5. A process in accordance with claim 4, wherein said sleeve has a length approximately corresponding to a length of said spark plug tube.

6. A cylinder head of an internal combustion engine, the cylinder head comprising:

a portion defining a plug passage for a cylinder, said plug passage having a first end area facing a combustion chamber of the engine, said plug passage having a second end area open to an outside of the engine, said first and second end areas of said plug passage being directly isolated from each other with respect to thermal expansion, said first and second end areas of said plug passage being spaced from each other by a slot in said portion of the cylinder head to provide isolation between said first and second end areas of said plug passage, said slot having a diameter larger than a diameter of said first and second areas of said plug passage adjacent to said slot; and

a cavity defined by said portion of the cylinder head, said cavity being spaced from said plug passage, said slot extending from said plug passage to said cavity.

7. A cylinder head in accordance with claim 6, wherein:

said first and second end areas of said plug passage are homogenous with each other through said portion of the cylinder head.
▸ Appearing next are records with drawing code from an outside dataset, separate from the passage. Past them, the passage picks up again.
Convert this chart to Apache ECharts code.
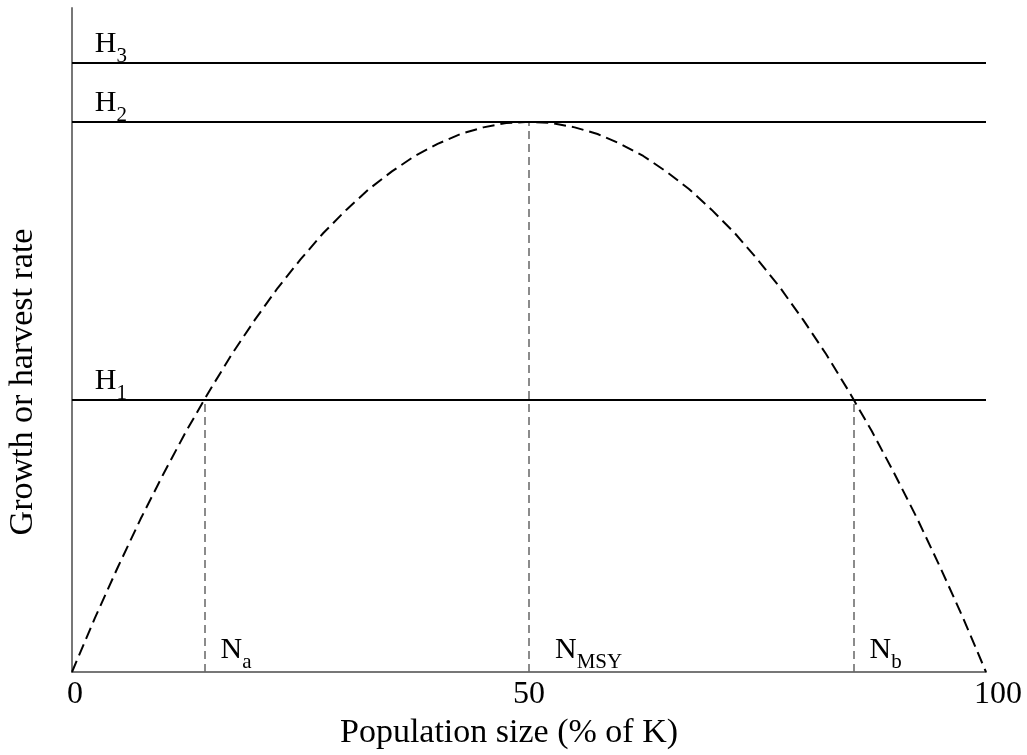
<!DOCTYPE html>
<html>
<head>
<meta charset="utf-8">
<script src="https://cdn.jsdelivr.net/npm/echarts@6/dist/echarts.min.js"></script>
<style>
  html, body { margin: 0; padding: 0; background: #fff; }
  #chart { width: 1027px; height: 755px; }
</style>
</head>
<body>
<div id="chart"></div>
<script>
// population size, % of K
const popPct = [0, 2.5, 5, 7.5, 10, 12.5, 15, 17.5, 20, 22.5, 25, 27.5, 30, 32.5, 35, 37.5, 40, 42.5, 45, 47.5,
  50, 52.5, 55, 57.5, 60, 62.5, 65, 67.5, 70, 72.5, 75, 77.5, 80, 82.5, 85, 87.5, 90, 92.5, 95, 97.5, 100];
// growth rate (peak = 100)
const growth = [0, 9.8, 19, 27.8, 36, 43.8, 51, 57.8, 64, 69.8, 75, 79.8, 84, 87.8, 91, 93.8, 96, 97.8, 99, 99.8,
  100, 99.8, 99, 97.8, 96, 93.8, 91, 87.8, 84, 79.8, 75, 69.8, 64, 57.8, 51, 43.8, 36, 27.8, 19, 9.8, 0];

// harvest levels H1, H2, H3
const harvestNames = ['1', '2', '3'];
const harvestLevels = [49.5, 100, 110.7];

// equilibrium points Na, NMSY, Nb
const eqNames = ['a', 'MSY', 'b'];
const eqPop = [14.5, 50, 85.5];
const eqRate = [49.5, 100, 49.5];

const xTicks = [0, 50, 100];

const serif = '"Liberation Serif", "Times New Roman", serif';

const subRich = {
  b: {fontFamily: serif, fontSize: 30, lineHeight: 30, verticalAlign: 'top', color: '#000'},
  s: {fontFamily: serif, fontSize: 21, lineHeight: 21, verticalAlign: 'top', color: '#000', padding: [17, 0, 0, 0]}
};

const labelBase = {
  show: true,
  position: [0, 0],
  align: 'left',
  verticalAlign: 'bottom',
  color: '#000',
  opacity: 1,
  textBorderWidth: 0,
  rich: subRich
};

const chart = echarts.init(document.getElementById('chart'));

const option = {
  animation: false,
  grid: {left: 72, right: 41, top: 8, bottom: 83, outerBoundsMode: 'none', containLabel: false},
  xAxis: {
    type: 'value',
    min: 0,
    max: 100,
    interval: 50,
    name: 'Population size (% of K)',
    nameLocation: 'middle',
    nameGap: 40,
    nameTextStyle: {fontFamily: serif, fontSize: 34, color: '#000', padding: [0, 40, 0, 0]},
    axisLine: {lineStyle: {color: '#777', width: 2}},
    axisTick: {show: false},
    splitLine: {show: false},
    axisLabel: {
      margin: 7,
      fontFamily: serif, fontSize: 32, color: '#000',
      formatter: v => {
        if (!xTicks.includes(v)) return '';
        if (v === 0) return '{lo|' + v + '}';
        if (v === 100) return '{hi|' + v + '}';
        return String(v);
      },
      rich: {
        lo: {fontFamily: serif, fontSize: 32, color: '#000', padding: [0, 0, 0, 6]},
        hi: {fontFamily: serif, fontSize: 32, color: '#000', padding: [0, 0, 0, 24]}
      }
    }
  },
  yAxis: {
    type: 'value',
    min: 0,
    max: 120.7,
    name: 'Growth or harvest rate',
    nameLocation: 'middle',
    nameGap: 32,
    nameTextStyle: {fontFamily: serif, fontSize: 34, color: '#000', padding: [0, 84, 0, 0]},
    axisLine: {show: true, lineStyle: {color: '#777', width: 2}},
    axisTick: {show: false},
    axisLabel: {show: false},
    splitLine: {show: false}
  },
  series: [
    {
      // harvest lines
      type: 'line',
      data: [],
      silent: true,
      markLine: {
        symbol: 'none',
        silent: true,
        label: {show: false},
        lineStyle: {color: '#000', width: 2, type: 'solid'},
        data: harvestLevels.map(h => ({yAxis: h}))
      }
    },
    {
      // vertical dashed drops at equilibria
      type: 'line',
      data: [],
      silent: true,
      markLine: {
        symbol: 'none',
        silent: true,
        label: {show: false},
        lineStyle: {color: '#666', width: 1.5, type: [8, 5]},
        data: eqPop.map((x, i) => [{coord: [x, 0]}, {coord: [x, eqRate[i]]}])
      }
    },
    {
      // growth curve
      type: 'line',
      data: popPct.map((x, i) => [x, growth[i]]),
      symbol: 'none',
      smooth: false,
      lineStyle: {color: '#000', width: 2, type: [12, 6]},
      z: 5
    },
    {
      // H labels
      type: 'scatter',
      symbolSize: 0,
      itemStyle: {opacity: 1},
      data: harvestLevels.map((h, i) => [2.5, h, harvestNames[i]]),
      label: Object.assign({}, labelBase, {
        offset: [0, -4],
        formatter: p => '{b|H}{s|' + p.data[2] + '}'
      })
    },
    {
      // N labels
      type: 'scatter',
      symbolSize: 0,
      itemStyle: {opacity: 1},
      data: eqPop.map((x, i) => ({
        value: [x, 0, eqNames[i]],
        label: {offset: [eqNames[i] === 'MSY' ? 26 : 16, -7]}
      })),
      label: Object.assign({}, labelBase, {
        formatter: p => '{b|N}{s|' + p.data.value[2] + '}'
      })
    }
  ]
};

chart.setOption(option);
</script>
</body>
</html>
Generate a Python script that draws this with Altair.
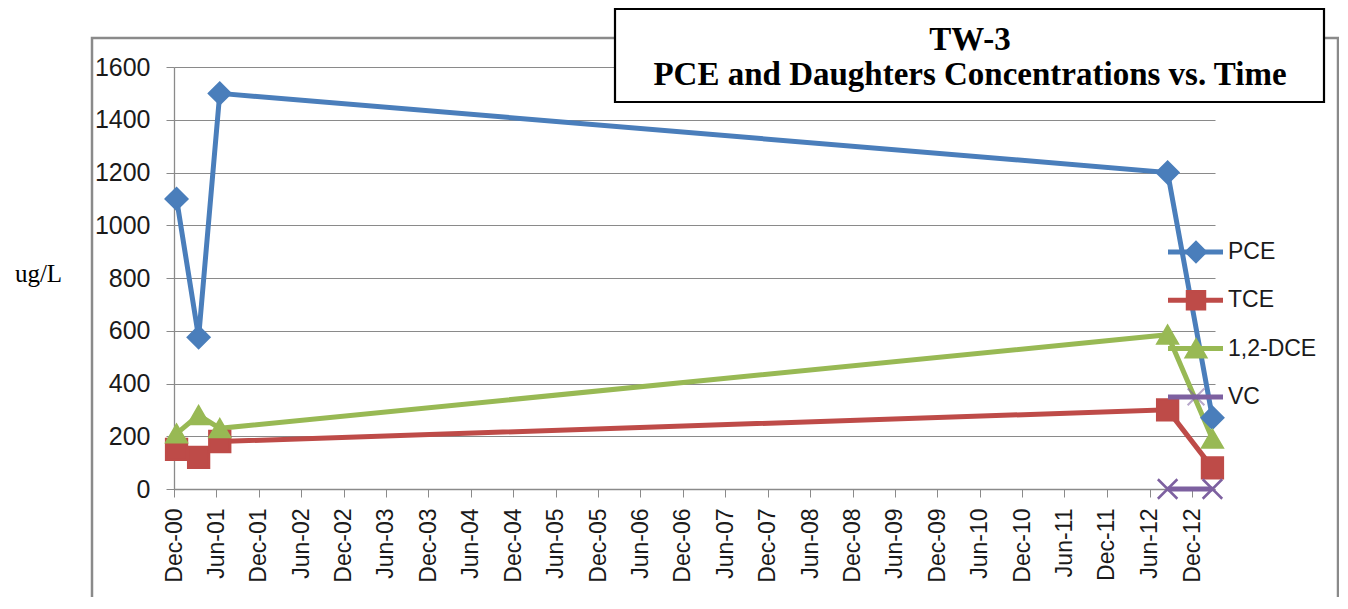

8. A cylinder head in accordance with claim 6, wherein:

said cavity has a volume larger than a volume of said slot.

9. A cylinder head in accordance with claim 6, wherein:

said cavity is part of a passage in the cylinder head.

10. A cylinder head in accordance with claim 9, wherein:

said passage is a cooling passage.

11. A cylinder head in accordance with claim 6, wherein:

said slot extends at substantially right angles to a longitudinal direction of said plug passage.

12. A cylinder head in accordance with claim 6, wherein:

said cavity extends around and is spaced from said plug passage, said portion of the cylinder head being integral and substantially homogeneous and said first and second end areas of said plug passage being directly isolated from each other by a slot extending completely around said plug passage portion of the cylinder head and extending between said plug passage and said cavity.

13. A cylinder head in accordance with claim 6, further comprising:

a sleeve arranged in said plug passage;

an elastic sealant arranged between said first and second areas of said plug passage and said sleeve.

14. A cylinder head in accordance with claim 13, wherein:

said sleeve has a length approximately corresponding to said plug passage.